二〇日のうちに開かれた記者会見の席で、大河内総長は機動隊導入がやむをえない措置だったことを強調した。しかし、学生たちに対しては説得力をもたなかった。
なぜ機動隊導入に踏み切ったのだろうか。
 医学部教授だった山本俊一は次のように解説する。
「安田講堂にいるのは、文部省から来ている文部事務官たちです。その庶務部長が怒ったわけです。大河内さんにひざ詰め談判で、『われわれは利害関係がないのに、こんなに学生に迷惑を被っている。彼らを追い出してくれ』と。大河内さんはそうしたくなかったんだけれども、庶務部長には弱い立場だった。彼らはストライキと無関係な人間でしょう。それが学生に追い出され、部屋の中をめちやめちやに荒らされた。『こんなことは絶対に許せない。最高責任者として、これを追い出してくれなければ困る』と言われたら、『まあまあ』なんて言っていられないでしょう」
 しかし学生たちは、こうした大学側の内部事情に関係なく、学部や大学院ごとに次々に新たなストライキに突入していった。
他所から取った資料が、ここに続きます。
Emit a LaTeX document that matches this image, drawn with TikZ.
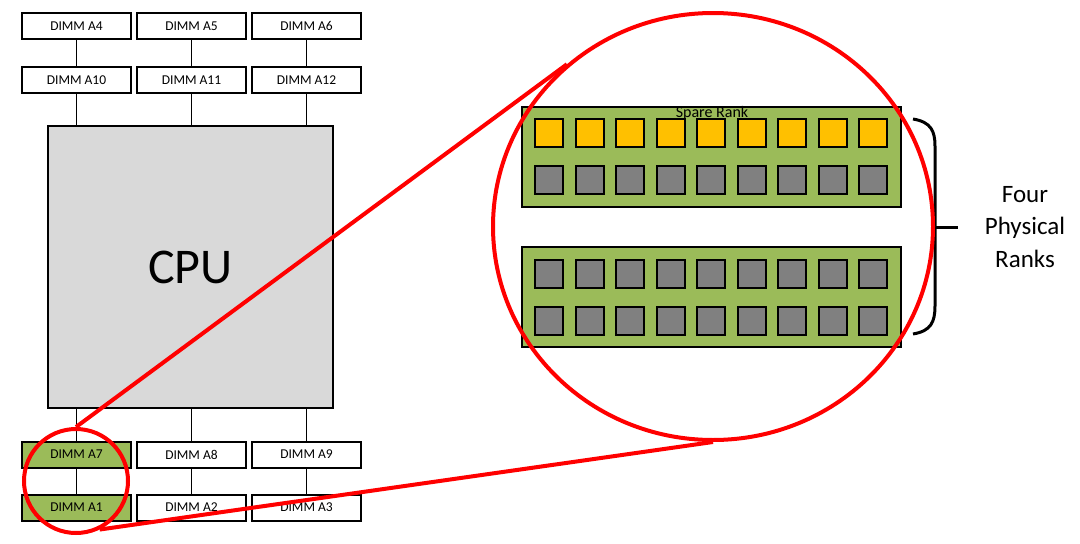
\documentclass[tikz,border=0pt]{standalone}
\usepackage{fontspec}
\setmainfont{Carlito}
\usetikzlibrary{positioning, shapes.geometric}
\definecolor{dimmgreen}{HTML}{9BBB59}
\definecolor{cpugray}{HTML}{D9D9D9}
\definecolor{chipgray}{HTML}{808080}
\definecolor{chiporange}{HTML}{FFC000}
\tikzset{
  dimm/.style={draw, line width=2pt, fill=white, minimum width=109pt, minimum height=26pt, inner sep=0pt, font=\fontsize{13.5}{14}\selectfont},
  used/.style={dimm, fill=dimmgreen},
  bus/.style={line width=1.8pt},
  module/.style={draw, line width=2pt, fill=dimmgreen, minimum width=379pt, minimum height=100pt, inner sep=0pt},
  chip/.style={draw, line width=2pt, fill=#1, minimum size=28pt, inner sep=0pt},
  zoom/.style={draw=red, line width=4pt},
}
\begin{document}
\begin{tikzpicture}[x=1pt, y=-1pt]
  \useasboundingbox (0,0) rectangle (1080,544);
  % CPU and its channels
  \node[draw, line width=2pt, fill=cpugray, minimum width=285pt, minimum height=282pt, inner sep=0pt,
        font=\fontsize{50}{52}\selectfont] (cpu) at (190.5,267) {CPU};
  \node[dimm] (a4) at (76.5,26) {DIMM A4};
  \node[dimm] (a5) at (191.5,26) {DIMM A5};
  \node[dimm] (a6) at (306.5,26) {DIMM A6};
  \node[dimm] (a10) at (76.5,80) {DIMM A10};
  \node[dimm] (a11) at (191.5,80) {DIMM A11};
  \node[dimm] (a12) at (306.5,80) {DIMM A12};
  \node[used] (a7) at (76.5,454.5) {DIMM A7};
  \node[dimm] (a8) at (191.5,454.5) {DIMM A8};
  \node[dimm] (a9) at (306.5,454.5) {DIMM A9};
  \node[used] (a1) at (76.5,507.5) {DIMM A1};
  \node[dimm] (a2) at (191.5,507.5) {DIMM A2};
  \node[dimm] (a3) at (306.5,507.5) {DIMM A3};
  \draw[bus] (a4) -- (a10);
  \draw[bus] (a5) -- (a11);
  \draw[bus] (a6) -- (a12);
  \draw[bus] (a10) -- (a10 |- cpu.north);
  \draw[bus] (a11) -- (a11 |- cpu.north);
  \draw[bus] (a12) -- (a12 |- cpu.north);
  \draw[bus] (a7 |- cpu.south) -- (a7);
  \draw[bus] (a8 |- cpu.south) -- (a8);
  \draw[bus] (a9 |- cpu.south) -- (a9);
  \draw[bus] (a7) -- (a1);
  \draw[bus] (a8) -- (a2);
  \draw[bus] (a9) -- (a3);
  % one DIMM, four ranks
  \node[module] (top) at (711.5,156.5) {};
  \node[module] (bot) at (711.5,297) {};
  \foreach \i in {0,...,8} {
    \node[chip=chiporange] (s\i) at (549+40.5*\i,133) {};
    \node[chip=chipgray] (r\i) at (549+40.5*\i,180) {};
    \node[chip=chipgray] (p\i) at (549+40.5*\i,274) {};
    \node[chip=chipgray] (q\i) at (549+40.5*\i,321) {};
  }
  \node[font=\fontsize{16}{17}\selectfont, inner sep=0pt] (spare) at (712,113) {Spare Rank};
  \draw[line width=3pt] (913,119) .. controls (931,122) and (935,131) .. (935,146)
    -- (935,306) .. controls (935,322) and (931,331) .. (913,334);
  \draw[line width=3pt] (935,227) -- (958,227);
  \node[align=center, font=\fontsize{25}{32.5}\selectfont] (ranks) at (1025,227) {Four\\Physical\\Ranks};
  % magnifier
  \node[zoom, circle, minimum size=104pt, inner sep=0pt] (lens) at (76,481) {};
  \node[zoom, ellipse, minimum width=440pt, minimum height=427pt, inner sep=0pt] (view) at (713,226.5) {};
  \draw[zoom] (lens.north) -- (view.132.5);
  \draw[zoom] (lens.-64) -- (view.south);
\end{tikzpicture}
\end{document}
「当然、党派の人たちはたくさんいました。それは、持ちつ持たれつなんですよ。デモの指揮とか、実際に何かする時には、やっばり党派の人間は慣れているから便利です。パッと動いてくれる。
 しかし、全共闘からすれば、彼らに引きまわされたくはない。だから、学生運動の経歴があまりな
い人たちが全共闘を指導していました。そして、実行部隊にはいろいろな党派の人たちも入っていて、そうじやない人も大勢入っているというような組織でした」橋爪。

全共闘には、特別の役職がない。
しかし、そのシンボルとなった人物はいた。
それが理学部博士課程の山本義隆(当時二六歳)である。山本は、代表者会議の司会を務めているうちに、その力量を周囲に認められて 「東大全共闘代表」と目されるようになっていく。
 山本は、どこの党派にも所属していなかった。
ただ、大学管理法反対闘争の時に安田講堂前で一人テントを張って抗議したという伝説をもつ男であり、全共闘以前は「東大ベトナム反戦会議」で地道な反戦運動を続けていた。
専攻は素粒子論。当時は、京都大学の湯川秀樹教授のもとに国内留学しており、将来を嘱望される研究者の一人だった。それまでの学生運動家タイプからはずれる人物だった。
 当時、教養学部の生物学教室の助手として闘争に参加した最首悟は語る。
「あいつはとにかくとてつもなくできる男なんだということで、山本にはみんな一目置いていました。このままいけば、東大の理論物理をしょって立つ男なんだろうなということは、僕たちだけでなく教授たちも同じ認識だったと思います。それが闘争に飛び込んでくるとなれば、これは将来を捨てることになる。これが大きな衝撃でねえ。山本が出てきたというので、『これは職業的革命家が指導する学生運動じゃないんだ』ということになってきたわけです」

7月2日、安田講堂が再び占拠

7月5日、講堂内集会において全学共闘会議(代表・山本義隆)が結成され、医学部不当処分撤回や機動隊導入自己批判など7項目を要求することで闘うことを表明。

同日、教養学部も無期限スト突入。

7月23日、全共闘を支援する全学助手共闘会議も結成される。

10月12日、全共闘側が全学無期限ストに突入。